Точно. Дрожащий вздох. Мне не нужна паника по поводу прикосновения к парню, даже если он единственный, к кому я прикасалась после Коула Уокера на выпускном вечере. Я определенно не думала, что в следующий раз, когда прикоснусь к парню, будет потому, что его глаза так сильно горят, что он не может ходить. — Если ты положишь свою руку мне на плечи, то я смогу положить свою на твою талию? Так... нормально?
Я ниже его ростом, но мое телосложение можно назвать крепким, поэтому я представляю, что легко смогу выдержать его вес.
— Да. Давай так, потому что других вариантов особо нет.

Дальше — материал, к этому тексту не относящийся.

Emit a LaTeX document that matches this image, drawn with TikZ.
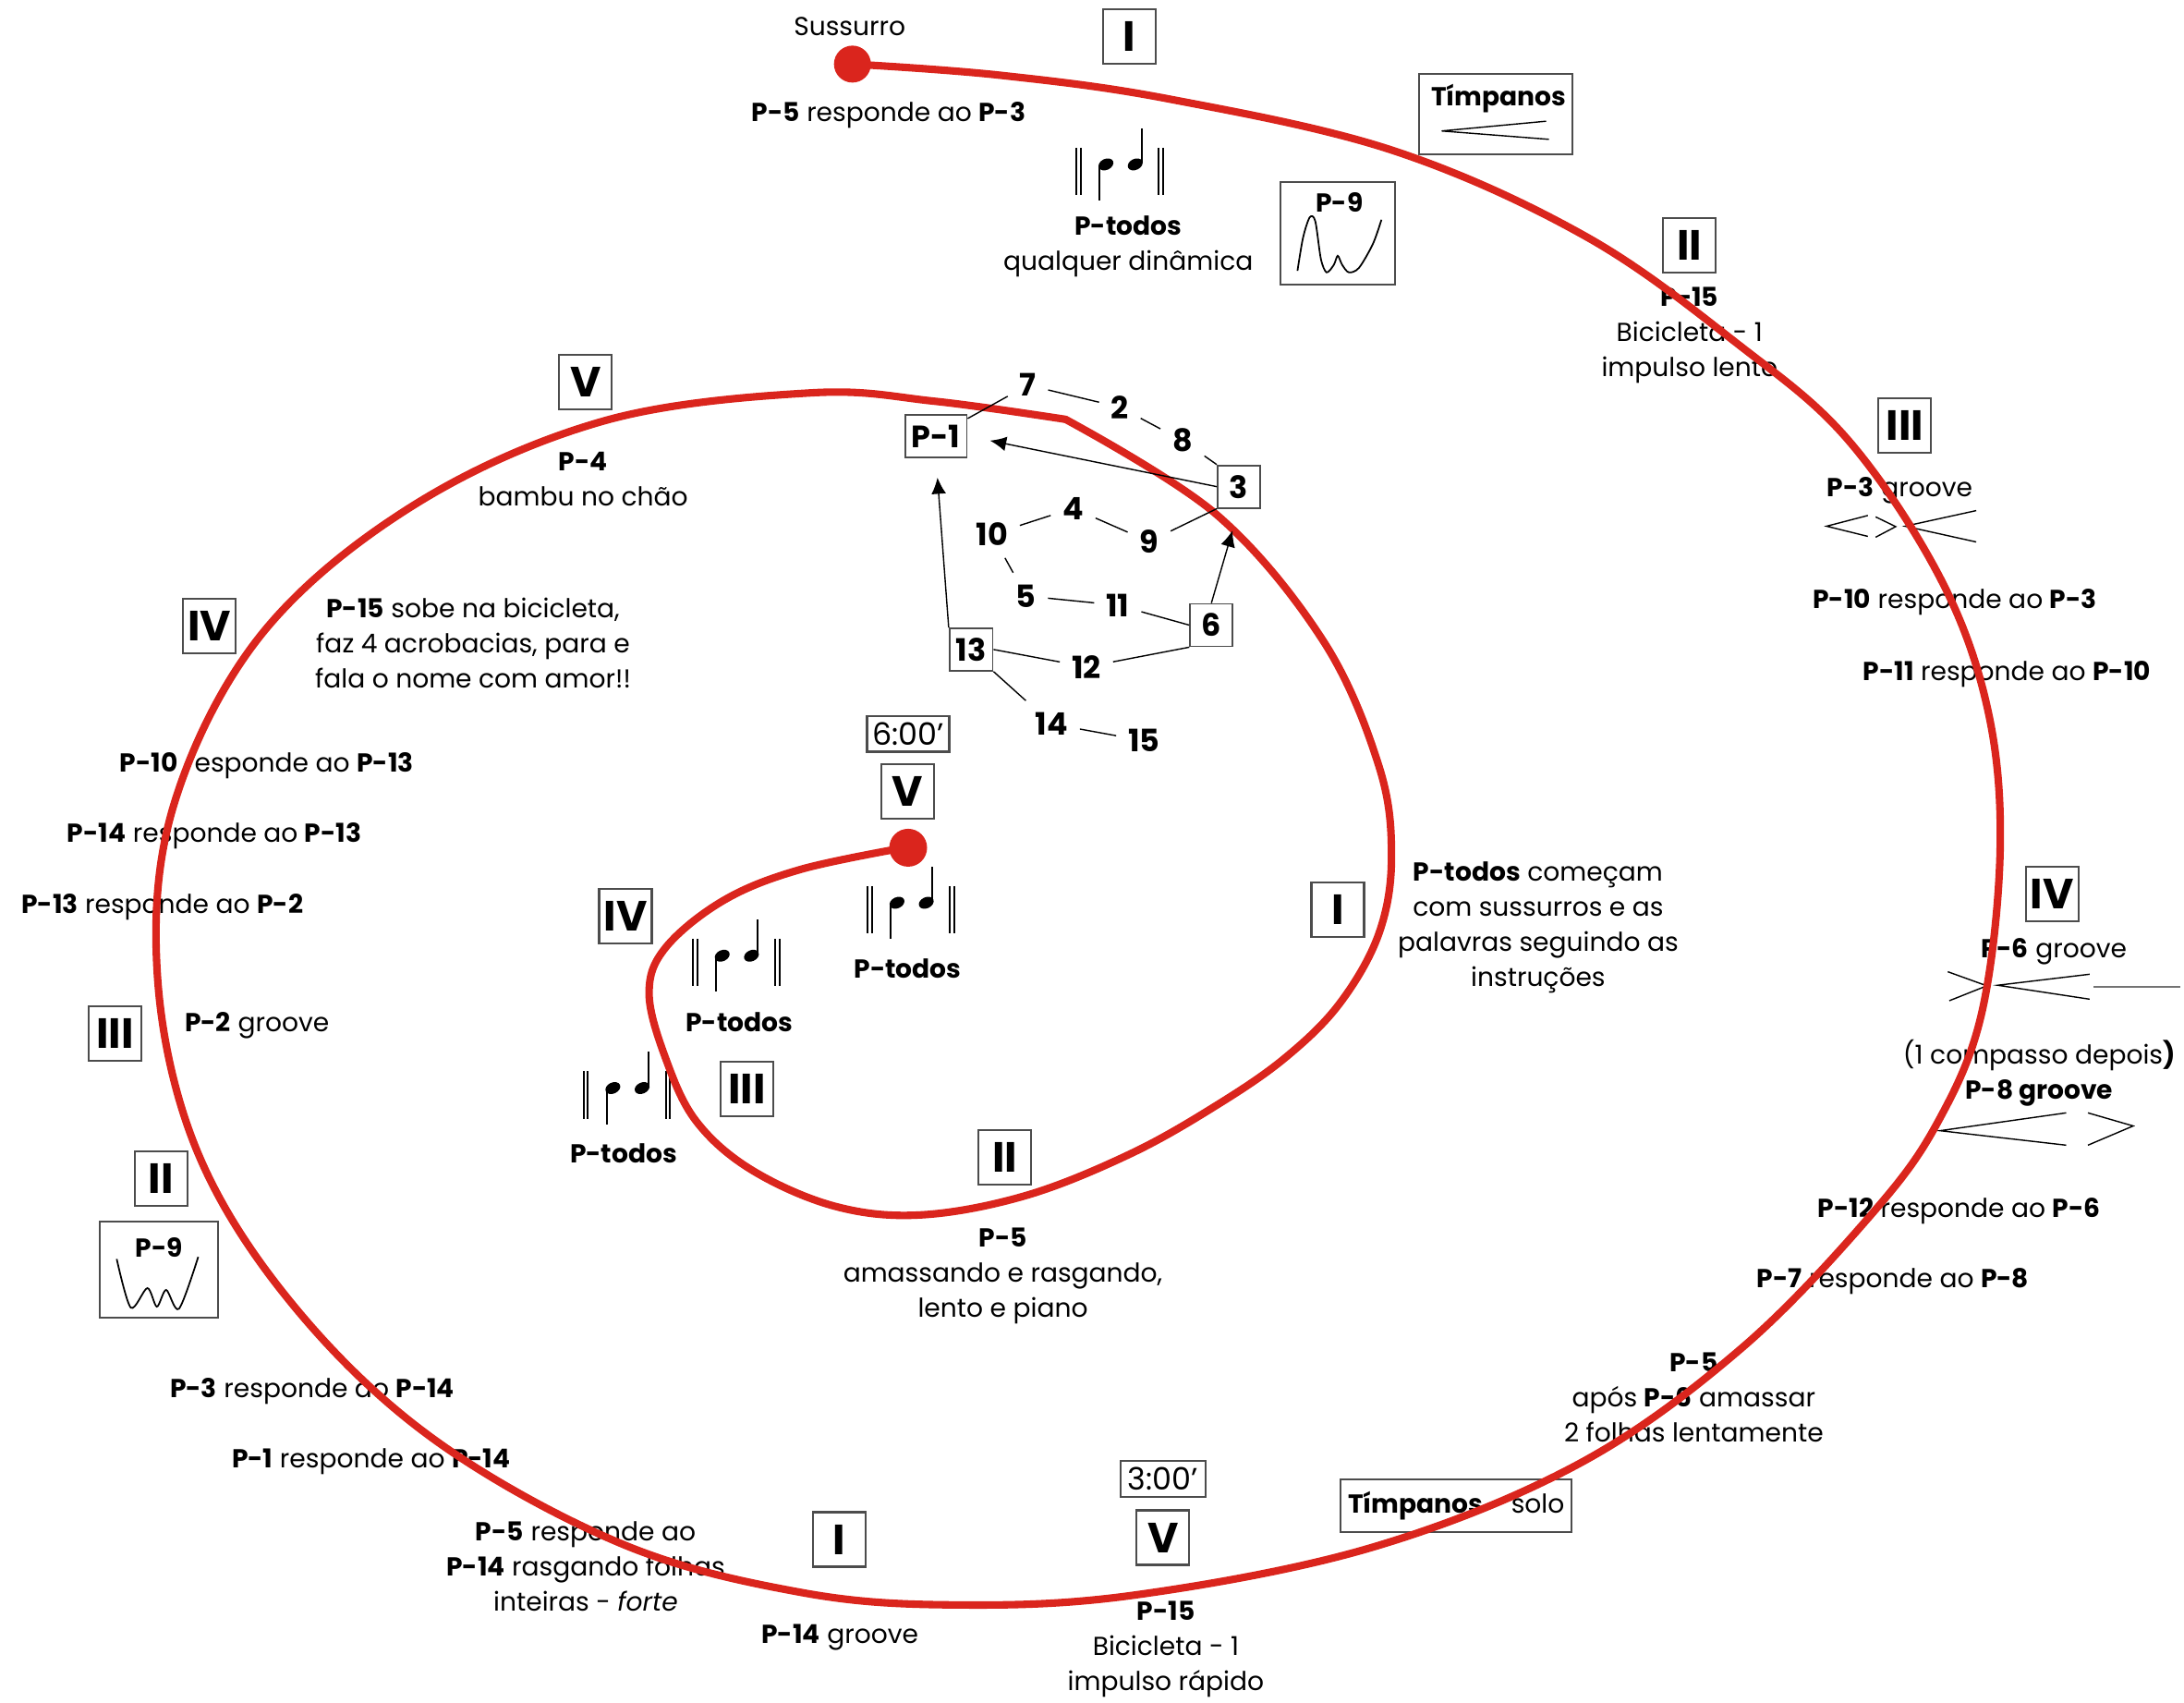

Я решаю истолковать это как — Да, Барретт, пожалуйста, доблестно неси меня в безопасное место; я всего лишь беспомощный человек.
И тут я понимаю, что еще не назвала ему своего имени.
— Кстати, я Барретт, — говорю я, проводя рукой по его спине, на пару дюймов выше пояса. Ночь прохладная, но его кожа теплая через футболку. Военно-морской флот, как и вчера. Если бы все было наоборот, я бы, наверное, уже пропитала свою футболку потом. — И мне действительно очень, очень жаль.
Майлз кладет руку мне на плечи, хотя могу сказать, что он не прижимает меня к себе так сильно, как мог бы. Я не уверена, означает ли это, что он не доверяет мне, или он не хочет причинить мне боль, или, может быть, что-то другое. — Ты упоминала об этом раз или два. Он прижимается ко мне. И затем, через мгновение говорит: — Спасибо.
Мы вместе ковыляем вниз по склону, наши бедра стучат друг о друга при каждом шаге. Если я не бормочу "извини" между глотанием воздуха, то это делает он.
— Уже навеселе, бедняга, — говорю я группе прохожих, одетых для вечеринки в стиле восьмидесятых. Повязки, носки до колен и неон. — И это до девяти тридцати!
— Унижаешь меня, когда я нахожусь в таком состоянии? — говорит Майлз, но я слышу в голосе полусмех.